Kirksey contends that Hurst and Ring render his death sentence unconstitutional because the jury, not the judge, must find each fact necessary to impose a death sentence; thus, he argues, a jury's nonbinding advisory recommendation over which a trial judge ultimately makes the penalty-phase findings necessary for imposing a death sentence, is a Sixth Amendment Constitutional violation. In Kirksey, as evidenced by verdict forms, the jury did unanimously find beyond a reasonable doubt the existence of one aggravating factor and did unanimously recommend that Kirksey be sentenced to death. The Alabama Supreme Court held in Bohannon:

"Ring and Hurst require only that the jury find the existence of the aggravating *529factor that makes a defendant eligible for the death penalty - the plain language in those cases requires nothing more and nothing less. Accordingly, because in Alabama a jury, not the judge, determines by a unanimous verdict the critical finding that an aggravating circumstance exists beyond a reasonable doubt to make a defendant death-eligible, Alabama's capital-sentencing scheme does not violate the Sixth Amendment."

Bohannon, 222 So.3d at 532.

The Alabama Supreme Court held in Bohannon that "our reading of Apprendi, Ring, and Hurst leads us to the conclusion that Alabama's capital-sentencing scheme is consistent with the Sixth Amendment." Bohannon, 222 So.3d at 532. Thus, for the reasons set forth in Bohannon, this argument fails.

2.

Kirksey contends that the jury's verdict in his case was constitutionally insufficient to support a death sentence because his jury was instructed that its verdict would be a mere recommendation, i.e., advisory, and it was the trial judge, not the jury, who made the decision to impose a death sentence, in violation of the Eighth Amendment and Hurst.

In Bohannon, the Alabama Supreme Court addressed the same issue.

"Bohannon contends that an instruction to the jury that its sentence is merely advisory conflicts with Hurst because, he says, Hurst establishes that an `advisory recommendation' by the jury is insufficient as the `necessary factual finding that Ring requires.' Hurst, ___ U.S. ___, 136 S.Ct. at 622 (holding that the `advisory' recommendation by the jury in Florida's capital-sentencing scheme was inadequate as the `necessary factual finding that Ring requires'). Bohannon ignores the fact that the finding required by Hurst to be made by the jury, i.e., the existence of the aggravating factor that makes a defendant death-eligible, is indeed made by the jury, not the judge, in Alabama. Nothing in Apprendi, Ring, or Hurst suggests that, once the jury finds the existence of the aggravating circumstance that establishes the range of punishment to include death, the jury cannot make a recommendation for the judge to consider in determining the appropriate sentence or that the judge cannot evaluate the jury's sentencing recommendation to determine the appropriate sentence within the statutory range. Therefore, the making of a sentencing recommendation by the jury and the judge's use of the jury's recommendation to determine the appropriate sentence does not conflict with Hurst."

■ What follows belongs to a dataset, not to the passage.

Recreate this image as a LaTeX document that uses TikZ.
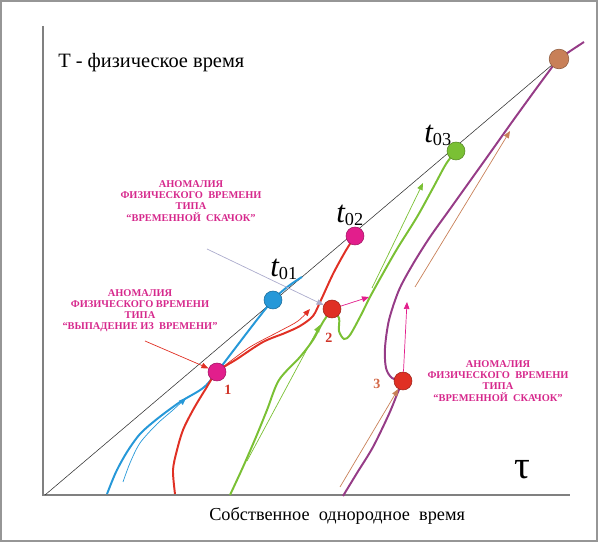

Bohannon, 222 So.3d 525. Thus, for the reasons set forth in Bohannon, this argument fails.

3.

Kirksey contends that contrary to the holding in Hurst, the judge presiding over his trial independently weighed the aggravating factors and the mitigating factors and made the statutorily required factual determination that the aggravating circumstances outweighed the mitigating circumstances and, therefore, determined that a death sentence was appropriate.

In Bohannon, the Alabama Supreme Court, for the second time, held that the process of weighing the aggravating factors and the mitigating factors does not constitute a factual finding.

"Hurst does not address the process of weighing the aggravating and mitigating circumstances or suggest that the jury must conduct the weighing process to satisfy the Sixth Amendment. This Court rejected that argument in Ex *530parte Waldrop, [859 So.2d 1181 (Ala. 2002),] holding that the Sixth Amendment `do[es] not require that a jury weigh the aggravating circumstances and the mitigating circumstances' because, rather than being `a factual determination,' the weighing process is `a moral or legal judgment that takes into account a theoretically limitless set of facts.' 859 So.2d at 1190, 1189. Hurst focuses on the jury's factual finding of the existence of an aggravating circumstance to make a defendant death-eligible; it does not mention the jury's weighing of the aggravating and mitigating circumstances. The United States Supreme Court's holding in Hurst was based on an application, not an expansion, of Apprendi and Ring; consequently, no reason exists to disturb our decision in Ex parte Waldrop with regard to the weighing process. Furthermore, nothing in our review of Apprendi, Ring, and Hurst leads us to conclude that in Hurst the United States Supreme Court held that the Sixth Amendment requires that a jury impose a capital sentence. Apprendi expressly stated that trial courts may `exercise discretion - taking into consideration various factors relating both to offense and offender - in imposing a judgment within the range prescribed by statute.' 530 U.S. at 481, 120 S.Ct. 2348. Hurst does not disturb this holding."

Bohannon, 222 So.3d at 532-33.

Thus, for the reasons set forth in Bohannon, this argument fails.

Conclusion

Based on the forgoing, Alabama's capital-sentencing does not violate the Constitution and does not run afoul of Apprendi, Ring, or Hurst.

Therefore, for the foregoing reasons, as well as the reasons stated by this Court in Kirksey v. State, 191 So.3d 810 (Ala. Crim. App. 2014), the judgment of the trial court is affirmed.

AFFIRMED.

Windom, P.J., and Burke and Joiner, JJ., concur. Kellum, J., not sitting.